Figure 1: A time series of fatalities.

What?

Given that most deaths are caused by the pandemic, I next tabulated common symptoms experienced by fatalities. The symptom descriptions are not standardized, so I iteratively developed regular expressions to match the most common symptoms. Table 1 lists the 12 symptoms that I discovered, along with the number of deaths, admissions and fatality rate. (Interestingly, 99.5% of these symptoms occurred 8 days prior to death, suggesting a bug in the data synthesis). There are two groups of symptoms. The first six are common and less fatal, the second six are less common and more fatal.

Symptom Deaths Admissions Fatality rate
Vomiting 5273 67863 7.8%
Abdominal pain 3865 51940 7.4%
Diarrhea 2230 27963 8.0%
Back pain 1840 27246 6.8%
Fever 1806 51546 3.5%
Face/nose 867 16488 5.3%
Proteinuria 153 1343 11.4%
Abnormal labs 147 1354 10.9%
Encephalitis 132 1301 10.1%
Tremors 129 1335 9.7%
Hearing loss 126 1279 9.9%
Conjunctivitis 124 1386 8.9%

Table 1: The symptoms that were most common in fatalities.

If these symptoms were all linked to the pandemic I should be able to break hospital admissions into two groups: a uniform pattern representing baseline admissions and a pattern with peak and decline representing the pandemic. This is exactly what Figure 2 shows, giving me confidence that I had correctly identified the symptoms.

Figure 2: Breakdown of hospital admissions whether or not they experienced symptoms associated with the pandemic. Thin lines show raw data, thick lines show smoothed trends.

Who?

Next, I explored who was most vulnerable to the disease. To do this I fit a generalized additive model to compare fatality rates across age and gender. Figure 3 summarizes the results of this model, and suggests that young and old are more likely to die, although boys are somewhat protected.

Figure 3: Percent fatality by age, broken down by gender. Fatality rates are lowest in the 40's. Fatality rates are higher for both older and younger women, and older men.

Answer:MC2.2

Compare the outbreak across cities. Factors to consider include timing of outbreaks, numbers of people infected and recovery ability of the individual cities. Identify any anomalies you found.

Having identified these important numerical summaries, I generalized my R script to produce them for each city. This took about 30 minutes to write and about an hour to run. The most important summary was Figure 4, a repeat of Figure 2 for all cities. This allowed me to verify that the symptoms were consistent across cities: the admission rates of normal symptoms remain roughly constant, and the pandemic symptoms are associated with a peak and decline.

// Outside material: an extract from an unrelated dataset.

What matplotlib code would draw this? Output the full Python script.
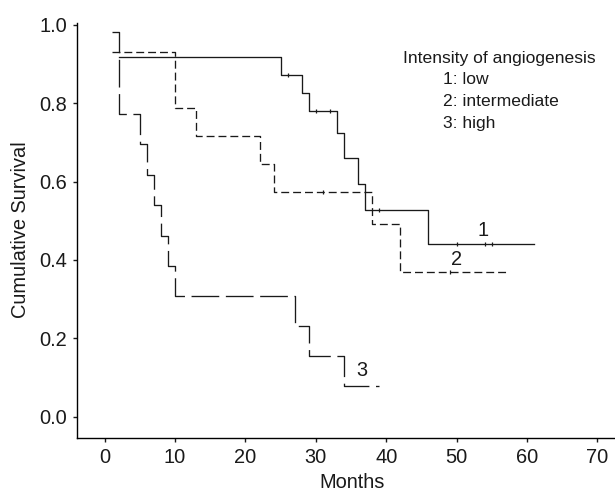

Figure 4: For each city, breakdown of hospital admissions by whether or not they experienced symptoms associated with the pandemic. Thin lines are raw data, thick lines are smoothed data. Cities ordered by overall fatality rate amongst the infected.

To compare cities, I computed the overall mortality rate for patients with pandemic symptoms, shown in Figure 5. There are three groups of cities:

  • Turkey and Thailand had very low fatality rates. Figure 4 shows that this was because they did not experience the pandemic.
  • Venezuela, Yemen, Colombia, Karachi, Iran, Lebanon, Saudi Arabia all had roughly similar rates, 5Ð7%.
  • Aleppo and Nairobi had higher rates, around 8%.

Figure 5: Mortality rate of patients with pandemic cities.

I also explored time course and mortality rate across age. These were very similar across all cities.

Conclusion

The pandemic started around day 125, peaked at day 145 and burned out by day 180. Common symptoms included vomiting, pain (back and abdominal), fever and diarrhea. Symptoms most associated with fatality were proteinuria, abnormal labs, encephalitis, tremors, hearing loss and conjunctivitis. The disease was equally fatal in men and women, while the very young and old were more likely to die. The pandemic behaved similarly between cities, apart from Turkey and Thailand which were not affected, and Aleppo and Nairobi which experienced somewhat higher fatality rates.